Waktu adalah uang, begitulah idiom yang dipahami oleh kalangan profesional, dan kepala keluarga. Mereka bisa menyisihkan waktu dengan jaminan finansial sudah beres untuk keluarga. Lha, saya bagaimana? Pengajarannya gratis lagi, ya?

Lebih baik dengan kemampuan finansial yang sangat memadai itu mereka membayar seorang pengajar yang selalu siap mengajar mereka dengan materi yang mujarab. Sementara saya tidak perlu membuang waktu yang sebenarnya berbayar, ‘kan?

Ketiga, tempat.  Saya harus mengukur tempat dengan jarak karena berkaitan erat dengan biaya transportasi untuk suatu kegiatan gratis. Jarak pun berkaitan dengan waktu. Dan seterusnya.

Bagi saya, tempat yang tidak perlu repot saya jangkau adalah rumah saya sendiri. Rumah saya selalu terbuka bagi siapa pun yang ingin belajar, dan tidak perlu membayar lebih kepada warung kopi. Bahkan, saya menyediakan dua rumah. Di Martadinata, dan di kebun Kilo 4 dengan rumah tipe 40 yang permanen.

Kenyataan yang selalu mengemuka, mereka sama sekali tidak memiliki keseriusan secara konsisten. Saya tidak perlu juga menanyakan ketidakseriusan itu. Keputusan belajar bukanlah wewenang saya. Yang terpenting, "siapa membutuhkan siapa" dalam pembelajaran tulis-menulis.

Ketiga hal itu sajalah yang bisa saya uraikan. Intinya saya menolak.

Saya dan mereka bukanlah mahasiswa lagi, yang memiliki banyak kesempatan untuk belajar bidang lain. Masa pembelajaran tulis-menulis sebaiknya dilakukan ketika masa SMA atau kuliah S-1, dan skripsi merupakan bukti sudah lulus tahap tulis-menulis secara akademis sehingga, boleh dianggap, tulis-menulis bukanlah suatu kegiatan baru.

Bagi saya, sungguh terlambat mereka hendak belajar tulis-menulis. Apalagi, di era internet, aksesbilitas terhadap pembelajaran lebih mudah dibanding zaman saya yang tanpa internet. Apakah karena mereka ingin segera-instan? Entahlah.

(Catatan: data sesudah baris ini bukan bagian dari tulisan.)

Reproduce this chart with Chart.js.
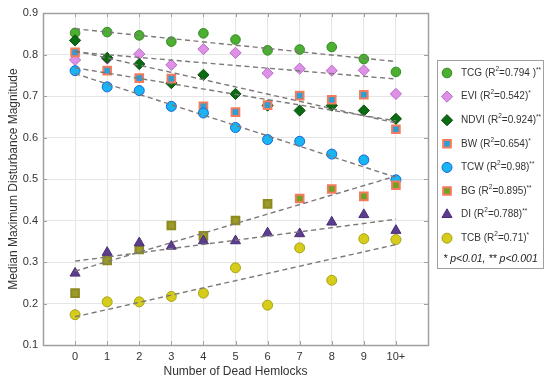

Dan, kalau keberhasilan saya meraih juara I dalam lomba esai itu dijadikan sebagai salah satu ukuran kualitas kepenulisan saya, saya pikir, hal itu terlalu berlebihan. Dalam biodata lomba, saya tuliskan bahwa tujuan saya mengikuti lomba hanya berdasarkan status kependudukan saya sebagai warga Kaltim alias registrasi (eksistensi). Juara I merupakan dampaknya. Itu yang mereka kurang pahami hingga sekarang.